We had a hell of a time finding anything that supported the calea stuff past a 7206. This was for an in flight global wifi network, hence my original concern. Also note that when we did get it to work, it pretty much didn't. Or I should say.. It worked when it wanted to. How they are mapping pnr to user sessions is beyond me. In our case all of our aaa was being done by a German partner, which further complicated matters. I always assumed they had our traffic via listening stations but they weren't getting it from us. I no longer have a hand in that network, but I am honestly shocked this morning.

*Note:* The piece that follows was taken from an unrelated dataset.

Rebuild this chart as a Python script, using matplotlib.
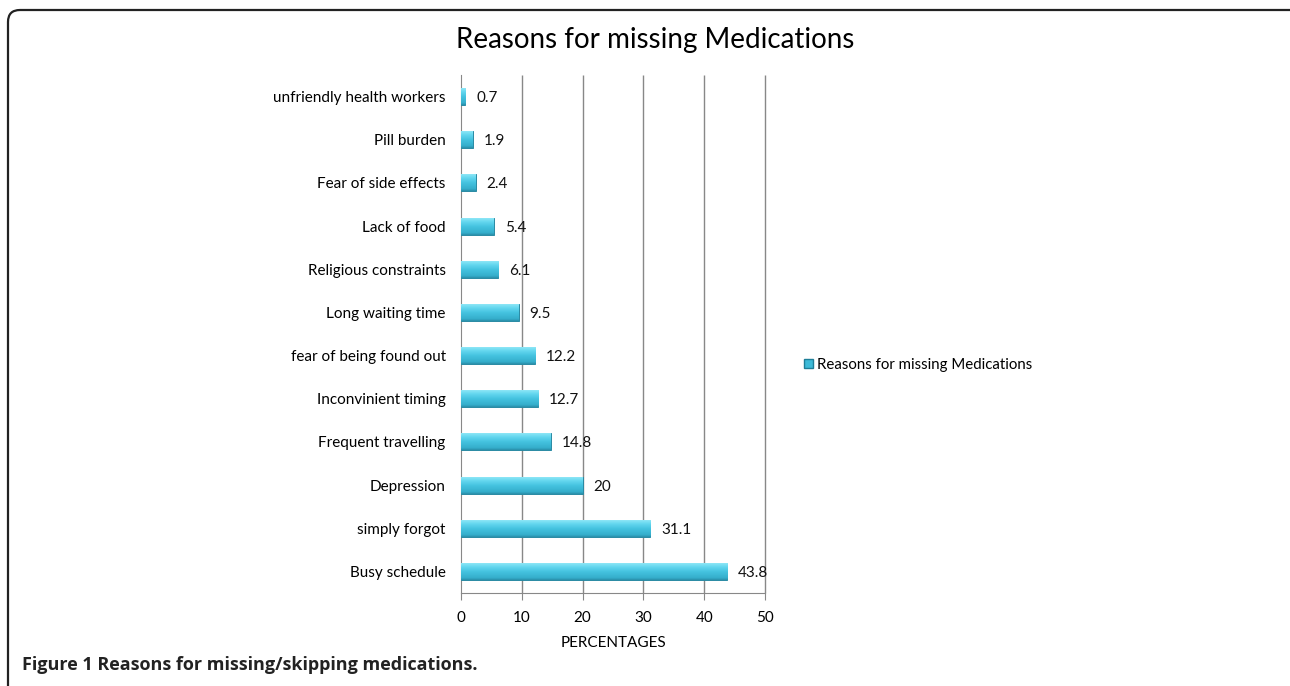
import matplotlib
matplotlib.use("Agg")
import matplotlib.pyplot as plt
from matplotlib.patches import FancyBboxPatch
from matplotlib.transforms import IdentityTransform
from matplotlib.colors import LinearSegmentedColormap
import numpy as np

categories = ["Busy schedule", "simply forgot", "Depression", "Frequent travelling",
              "Inconvinient timing", "fear of being found out", "Long waiting time",
              "Religious constraints", "Lack of food", "Fear of side effects",
              "Pill burden", "unfriendly health workers"]
values = [43.8, 31.1, 20, 14.8, 12.7, 12.2, 9.5, 6.1, 5.4, 2.4, 1.9, 0.7]
value_labels = ["43.8", "31.1", "20", "14.8", "12.7", "12.2", "9.5", "6.1", "5.4", "2.4", "1.9", "0.7"]
xticks = [0, 10, 20, 30, 40, 50]

plt.rcParams['font.family'] = ['Lato', 'DejaVu Sans']

fig = plt.figure(figsize=(12.9, 6.86), dpi=100)
ax = fig.add_axes([461/1290, 1-593/686, (765-461)/1290, (593-75)/686])

y = np.arange(len(categories))
h = 0.39
bars = ax.barh(y, values, height=h, color="#3DBAD8", edgecolor="#2A8AA3",
               linewidth=0.7, zorder=3, label="Reasons for missing Medications")

cmap = LinearSegmentedColormap.from_list(
    "bev", [(0.0, "#2A8FAA"), (0.12, "#35AECB"), (0.5, "#45C3E0"), (0.8, "#66D8F0"), (1.0, "#8EE6F6")])
grad = np.linspace(0, 1, 64).reshape(-1, 1)
for b in bars:
    x0, y0 = b.get_x(), b.get_y()
    w, hh = b.get_width(), b.get_height()
    im = ax.imshow(grad, cmap=cmap, origin="lower", aspect="auto",
                   extent=[x0, x0 + w, y0, y0 + hh], zorder=3.5, interpolation="bilinear")
    im.set_clip_path(b)
ax.set_aspect("auto")

for yi, v, lab in zip(y, values, value_labels):
    ax.text(v + 1.8, yi, lab, va="center_baseline", ha="left", fontsize=11, color="#111111", zorder=5)

ax.set_xlim(0, 50)
ax.set_ylim(-0.5, len(categories) - 0.5)
ax.set_xticks(xticks)
ax.set_xticklabels([str(t) for t in xticks], fontsize=11)
ax.set_yticks(y)
ax.set_yticklabels(categories, fontsize=11)
ax.tick_params(axis="y", length=0, pad=11)
ax.tick_params(axis="x", length=5, color="#888888", pad=8)
ax.vlines(xticks[1:], -0.5, len(categories) - 0.5, color="#888888", linewidth=1, zorder=1, clip_on=False)
for s in ["top", "right"]:
    ax.spines[s].set_visible(False)
ax.spines["left"].set_color("#888888")
ax.spines["bottom"].set_color("#888888")
ax.set_xlabel("PERCENTAGES", fontsize=11, labelpad=8)

fig.text(655/1290, 1-40/686, "Reasons for missing Medications", ha="center", va="center",
         fontsize=20)

handle = plt.Rectangle((0, 0), 1, 1, facecolor="#3DBAD8", edgecolor="#1E7E98")
fig.legend([handle], ["Reasons for missing Medications"], loc="center left",
           bbox_to_anchor=(790/1290, 1-365/686), frameon=False, fontsize=10.8,
           handlelength=0.6, handleheight=0.6, handletextpad=0.3)

fig.text(22/1290, 1-665/686, "Figure 1 Reasons for missing/skipping medications.",
         ha="left", va="center", fontsize=13, fontweight="bold", color="#222222",
         family=["Open Sans", "DejaVu Sans"])

border = FancyBboxPatch((8, -30), 1300, 686 - 10 + 30,
                        boxstyle="round,pad=0,rounding_size=12",
                        transform=IdentityTransform(), fill=False,
                        edgecolor="#222222", linewidth=1.6)
fig.patches.append(border)

fig.savefig("out.png", dpi=100)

Sent from my Mobile Device. -------- Original message -------- From: Valdis.Kletnieks@vt.edu Date: 12/30/2013 6:48 AM (GMT-09:00) To: "Dobbins, Roland" <rdobbins@arbor.net> Cc: "nanog@nanog.org list" <nanog@nanog.org> Subject: Re: NSA able to compromise Cisco, Juniper, Huawei switches On Mon, 30 Dec 2013 14:34:52 +0000, "Dobbins, Roland" said:
My assumption is that this allegation about Cisco and Juniper is the result of non-specialists reading about lawful intercept for the first time, and failing to do their homework.
That does raise an interesting question. What percentage of Cisco gear that supports a CALEA lawful intercept mode is installed in situations where CALEA doesn't apply, and thus there's a high likelyhood that said support is misconfigured and abusable without being noticed?